Only the lines from the start of the entries through the line with "import * as d3 from 'd3';" are wanted; please output them exactly.

Plotting code records
########

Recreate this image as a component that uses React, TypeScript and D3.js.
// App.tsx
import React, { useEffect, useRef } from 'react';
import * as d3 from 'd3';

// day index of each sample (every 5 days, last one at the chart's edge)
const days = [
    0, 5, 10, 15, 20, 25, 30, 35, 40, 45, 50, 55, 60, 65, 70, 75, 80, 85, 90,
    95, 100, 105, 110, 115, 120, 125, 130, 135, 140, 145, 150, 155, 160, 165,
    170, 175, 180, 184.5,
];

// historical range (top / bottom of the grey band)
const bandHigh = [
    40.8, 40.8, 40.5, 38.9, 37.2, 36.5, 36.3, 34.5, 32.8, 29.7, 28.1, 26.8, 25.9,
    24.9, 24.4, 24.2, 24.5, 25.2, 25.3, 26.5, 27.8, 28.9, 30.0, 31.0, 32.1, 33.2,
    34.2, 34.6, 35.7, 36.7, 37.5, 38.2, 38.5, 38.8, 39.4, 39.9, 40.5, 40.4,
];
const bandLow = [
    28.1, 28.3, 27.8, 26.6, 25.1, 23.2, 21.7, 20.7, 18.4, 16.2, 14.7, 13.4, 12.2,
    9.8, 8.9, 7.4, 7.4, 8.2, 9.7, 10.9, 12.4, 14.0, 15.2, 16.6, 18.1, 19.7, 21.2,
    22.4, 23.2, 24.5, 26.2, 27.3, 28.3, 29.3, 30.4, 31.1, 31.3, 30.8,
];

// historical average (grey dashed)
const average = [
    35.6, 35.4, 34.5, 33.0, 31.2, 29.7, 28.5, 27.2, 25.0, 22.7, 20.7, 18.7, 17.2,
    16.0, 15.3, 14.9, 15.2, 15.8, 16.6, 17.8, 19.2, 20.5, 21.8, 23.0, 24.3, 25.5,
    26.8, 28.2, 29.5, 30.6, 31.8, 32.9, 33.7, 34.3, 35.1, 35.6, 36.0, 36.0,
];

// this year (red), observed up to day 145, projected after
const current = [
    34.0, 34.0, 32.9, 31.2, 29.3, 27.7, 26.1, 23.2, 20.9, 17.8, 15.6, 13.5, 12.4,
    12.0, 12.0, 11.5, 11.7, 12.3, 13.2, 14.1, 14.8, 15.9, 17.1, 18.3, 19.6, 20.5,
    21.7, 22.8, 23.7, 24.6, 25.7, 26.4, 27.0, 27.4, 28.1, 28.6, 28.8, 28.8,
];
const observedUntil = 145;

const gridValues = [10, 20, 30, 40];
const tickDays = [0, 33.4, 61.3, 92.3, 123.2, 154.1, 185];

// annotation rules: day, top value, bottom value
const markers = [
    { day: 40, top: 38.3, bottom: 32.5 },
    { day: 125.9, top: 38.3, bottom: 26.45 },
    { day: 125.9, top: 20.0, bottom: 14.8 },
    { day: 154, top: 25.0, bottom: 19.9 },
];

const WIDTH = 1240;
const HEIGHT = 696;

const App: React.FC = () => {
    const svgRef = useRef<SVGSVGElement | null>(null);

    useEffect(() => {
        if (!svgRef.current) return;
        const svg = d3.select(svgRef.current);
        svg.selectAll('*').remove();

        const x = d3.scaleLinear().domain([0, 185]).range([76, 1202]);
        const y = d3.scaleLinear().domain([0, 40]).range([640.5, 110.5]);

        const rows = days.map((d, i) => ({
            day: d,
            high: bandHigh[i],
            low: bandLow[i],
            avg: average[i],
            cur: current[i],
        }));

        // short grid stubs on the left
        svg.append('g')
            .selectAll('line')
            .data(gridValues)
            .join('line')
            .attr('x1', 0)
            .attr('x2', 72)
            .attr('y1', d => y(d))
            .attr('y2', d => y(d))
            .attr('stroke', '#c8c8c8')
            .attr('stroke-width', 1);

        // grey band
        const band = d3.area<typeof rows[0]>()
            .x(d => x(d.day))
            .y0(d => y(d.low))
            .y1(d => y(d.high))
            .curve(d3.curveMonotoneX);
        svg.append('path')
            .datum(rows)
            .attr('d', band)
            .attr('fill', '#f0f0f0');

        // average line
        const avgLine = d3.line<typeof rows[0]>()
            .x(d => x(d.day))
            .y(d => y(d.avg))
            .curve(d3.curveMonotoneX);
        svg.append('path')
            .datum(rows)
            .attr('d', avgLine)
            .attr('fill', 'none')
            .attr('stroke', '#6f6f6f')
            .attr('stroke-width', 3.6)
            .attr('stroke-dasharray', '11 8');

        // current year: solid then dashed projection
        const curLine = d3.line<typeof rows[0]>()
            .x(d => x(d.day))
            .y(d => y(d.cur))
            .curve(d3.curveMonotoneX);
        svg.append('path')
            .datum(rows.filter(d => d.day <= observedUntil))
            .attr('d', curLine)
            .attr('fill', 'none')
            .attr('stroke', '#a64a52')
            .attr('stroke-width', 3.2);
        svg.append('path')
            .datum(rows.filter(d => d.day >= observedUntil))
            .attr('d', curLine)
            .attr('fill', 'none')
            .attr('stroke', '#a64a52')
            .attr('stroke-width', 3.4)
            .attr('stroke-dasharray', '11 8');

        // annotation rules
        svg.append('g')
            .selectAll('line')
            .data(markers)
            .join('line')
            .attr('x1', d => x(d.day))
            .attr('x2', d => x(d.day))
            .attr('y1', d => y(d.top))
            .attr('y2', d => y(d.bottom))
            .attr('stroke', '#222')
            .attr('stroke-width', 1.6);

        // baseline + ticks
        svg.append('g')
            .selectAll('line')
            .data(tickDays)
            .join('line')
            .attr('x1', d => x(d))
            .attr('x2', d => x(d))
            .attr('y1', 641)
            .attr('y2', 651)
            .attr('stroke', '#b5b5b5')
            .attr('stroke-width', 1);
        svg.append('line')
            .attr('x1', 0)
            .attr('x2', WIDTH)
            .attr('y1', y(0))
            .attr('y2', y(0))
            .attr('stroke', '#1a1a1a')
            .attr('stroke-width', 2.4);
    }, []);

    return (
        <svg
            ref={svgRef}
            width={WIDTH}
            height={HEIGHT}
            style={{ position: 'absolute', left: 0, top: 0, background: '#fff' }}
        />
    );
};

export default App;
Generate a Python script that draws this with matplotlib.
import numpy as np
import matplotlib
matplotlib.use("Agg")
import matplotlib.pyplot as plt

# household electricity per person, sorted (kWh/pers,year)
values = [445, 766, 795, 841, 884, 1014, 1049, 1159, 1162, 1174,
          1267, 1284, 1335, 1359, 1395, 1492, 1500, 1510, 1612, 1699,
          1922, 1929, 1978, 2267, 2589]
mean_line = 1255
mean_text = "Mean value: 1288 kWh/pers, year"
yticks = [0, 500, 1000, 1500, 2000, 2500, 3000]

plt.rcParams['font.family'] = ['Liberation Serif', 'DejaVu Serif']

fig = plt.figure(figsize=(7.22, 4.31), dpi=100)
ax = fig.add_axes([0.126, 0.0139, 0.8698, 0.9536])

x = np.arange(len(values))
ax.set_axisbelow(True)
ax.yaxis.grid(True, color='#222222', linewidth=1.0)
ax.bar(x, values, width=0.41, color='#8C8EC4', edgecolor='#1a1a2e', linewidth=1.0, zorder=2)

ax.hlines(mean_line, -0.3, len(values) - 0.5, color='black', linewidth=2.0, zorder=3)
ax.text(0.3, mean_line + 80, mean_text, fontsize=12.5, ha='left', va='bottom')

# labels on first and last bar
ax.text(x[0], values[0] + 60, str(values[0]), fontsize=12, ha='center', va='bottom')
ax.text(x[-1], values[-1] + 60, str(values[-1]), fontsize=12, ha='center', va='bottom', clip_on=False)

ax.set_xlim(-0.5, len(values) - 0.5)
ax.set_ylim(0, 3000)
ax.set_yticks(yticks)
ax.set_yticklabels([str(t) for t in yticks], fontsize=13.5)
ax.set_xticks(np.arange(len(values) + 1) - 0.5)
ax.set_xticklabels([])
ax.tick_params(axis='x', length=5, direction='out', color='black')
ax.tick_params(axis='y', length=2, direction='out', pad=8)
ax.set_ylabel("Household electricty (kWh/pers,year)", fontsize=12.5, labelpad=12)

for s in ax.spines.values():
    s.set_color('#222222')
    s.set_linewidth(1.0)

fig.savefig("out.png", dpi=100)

########

**Solution to the exercise:**
Recreate this image as a component that uses React, TypeScript and D3.js.
// App.tsx
import React, { useEffect, useRef } from 'react';
import * as d3 from 'd3';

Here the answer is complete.